===== STORED DATA

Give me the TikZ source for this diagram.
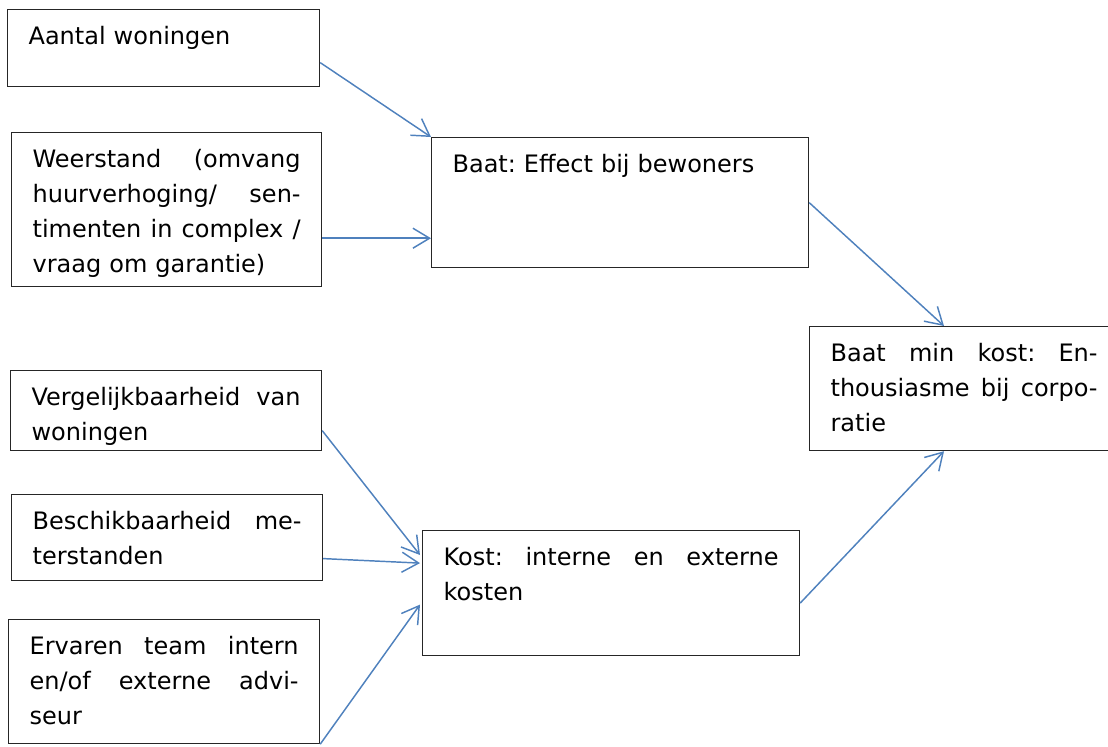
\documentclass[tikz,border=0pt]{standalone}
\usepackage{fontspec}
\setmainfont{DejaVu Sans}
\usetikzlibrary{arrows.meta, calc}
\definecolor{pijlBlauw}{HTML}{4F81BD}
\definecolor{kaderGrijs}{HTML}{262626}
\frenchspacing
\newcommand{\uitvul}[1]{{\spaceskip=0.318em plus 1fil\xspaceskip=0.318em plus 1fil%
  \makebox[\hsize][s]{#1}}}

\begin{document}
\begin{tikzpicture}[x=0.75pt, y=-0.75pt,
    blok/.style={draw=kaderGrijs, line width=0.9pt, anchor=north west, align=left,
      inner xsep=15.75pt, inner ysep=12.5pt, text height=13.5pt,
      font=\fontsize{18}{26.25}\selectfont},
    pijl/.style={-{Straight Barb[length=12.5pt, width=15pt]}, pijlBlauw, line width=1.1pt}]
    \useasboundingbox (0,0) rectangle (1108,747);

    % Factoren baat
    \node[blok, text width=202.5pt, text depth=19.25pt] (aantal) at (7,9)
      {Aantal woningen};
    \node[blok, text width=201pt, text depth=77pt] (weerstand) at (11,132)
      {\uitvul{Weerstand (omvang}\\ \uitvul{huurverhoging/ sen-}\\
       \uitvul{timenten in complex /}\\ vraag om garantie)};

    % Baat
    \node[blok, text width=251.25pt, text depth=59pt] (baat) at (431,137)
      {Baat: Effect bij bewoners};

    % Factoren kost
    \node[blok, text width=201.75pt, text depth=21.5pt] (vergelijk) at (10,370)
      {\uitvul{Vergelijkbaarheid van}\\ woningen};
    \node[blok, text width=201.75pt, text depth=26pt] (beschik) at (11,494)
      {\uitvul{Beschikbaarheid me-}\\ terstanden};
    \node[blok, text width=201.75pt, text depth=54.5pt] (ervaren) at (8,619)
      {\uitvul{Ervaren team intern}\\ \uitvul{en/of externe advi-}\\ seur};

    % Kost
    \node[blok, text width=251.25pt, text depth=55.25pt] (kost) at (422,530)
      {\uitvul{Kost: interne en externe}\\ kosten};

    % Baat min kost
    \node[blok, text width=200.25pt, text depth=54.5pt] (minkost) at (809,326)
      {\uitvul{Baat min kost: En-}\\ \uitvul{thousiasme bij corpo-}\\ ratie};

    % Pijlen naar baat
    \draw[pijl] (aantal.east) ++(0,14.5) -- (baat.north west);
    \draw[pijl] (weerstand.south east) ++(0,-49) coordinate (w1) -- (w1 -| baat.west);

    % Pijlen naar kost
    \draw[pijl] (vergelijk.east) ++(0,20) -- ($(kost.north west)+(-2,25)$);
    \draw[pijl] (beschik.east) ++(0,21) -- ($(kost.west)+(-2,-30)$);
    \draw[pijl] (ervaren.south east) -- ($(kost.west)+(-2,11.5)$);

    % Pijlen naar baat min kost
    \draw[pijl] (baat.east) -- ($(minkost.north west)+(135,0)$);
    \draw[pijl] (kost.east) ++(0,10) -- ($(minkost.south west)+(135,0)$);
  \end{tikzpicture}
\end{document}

==========

:: SHORT TASK ::
Print the listing above in full, exactly as written. Omit any pictures.

:: RESULT OF THIS EXERCISE ::
Give me the TikZ source for this diagram.
\documentclass[tikz,border=0pt]{standalone}
\usepackage{fontspec}
\setmainfont{DejaVu Sans}
\usetikzlibrary{arrows.meta, calc}
\definecolor{pijlBlauw}{HTML}{4F81BD}
\definecolor{kaderGrijs}{HTML}{262626}
\frenchspacing
\newcommand{\uitvul}[1]{{\spaceskip=0.318em plus 1fil\xspaceskip=0.318em plus 1fil%
  \makebox[\hsize][s]{#1}}}

\begin{document}
\begin{tikzpicture}[x=0.75pt, y=-0.75pt,
    blok/.style={draw=kaderGrijs, line width=0.9pt, anchor=north west, align=left,
      inner xsep=15.75pt, inner ysep=12.5pt, text height=13.5pt,
      font=\fontsize{18}{26.25}\selectfont},
    pijl/.style={-{Straight Barb[length=12.5pt, width=15pt]}, pijlBlauw, line width=1.1pt}]
    \useasboundingbox (0,0) rectangle (1108,747);

    % Factoren baat
    \node[blok, text width=202.5pt, text depth=19.25pt] (aantal) at (7,9)
      {Aantal woningen};
    \node[blok, text width=201pt, text depth=77pt] (weerstand) at (11,132)
      {\uitvul{Weerstand (omvang}\\ \uitvul{huurverhoging/ sen-}\\
       \uitvul{timenten in complex /}\\ vraag om garantie)};

    % Baat
    \node[blok, text width=251.25pt, text depth=59pt] (baat) at (431,137)
      {Baat: Effect bij bewoners};

    % Factoren kost
    \node[blok, text width=201.75pt, text depth=21.5pt] (vergelijk) at (10,370)
      {\uitvul{Vergelijkbaarheid van}\\ woningen};
    \node[blok, text width=201.75pt, text depth=26pt] (beschik) at (11,494)
      {\uitvul{Beschikbaarheid me-}\\ terstanden};
    \node[blok, text width=201.75pt, text depth=54.5pt] (ervaren) at (8,619)
      {\uitvul{Ervaren team intern}\\ \uitvul{en/of externe advi-}\\ seur};

    % Kost
    \node[blok, text width=251.25pt, text depth=55.25pt] (kost) at (422,530)
      {\uitvul{Kost: interne en externe}\\ kosten};

    % Baat min kost
    \node[blok, text width=200.25pt, text depth=54.5pt] (minkost) at (809,326)
      {\uitvul{Baat min kost: En-}\\ \uitvul{thousiasme bij corpo-}\\ ratie};

    % Pijlen naar baat
    \draw[pijl] (aantal.east) ++(0,14.5) -- (baat.north west);
    \draw[pijl] (weerstand.south east) ++(0,-49) coordinate (w1) -- (w1 -| baat.west);

    % Pijlen naar kost
    \draw[pijl] (vergelijk.east) ++(0,20) -- ($(kost.north west)+(-2,25)$);
    \draw[pijl] (beschik.east) ++(0,21) -- ($(kost.west)+(-2,-30)$);
    \draw[pijl] (ervaren.south east) -- ($(kost.west)+(-2,11.5)$);

    % Pijlen naar baat min kost
    \draw[pijl] (baat.east) -- ($(minkost.north west)+(135,0)$);
    \draw[pijl] (kost.east) ++(0,10) -- ($(minkost.south west)+(135,0)$);
  \end{tikzpicture}
\end{document}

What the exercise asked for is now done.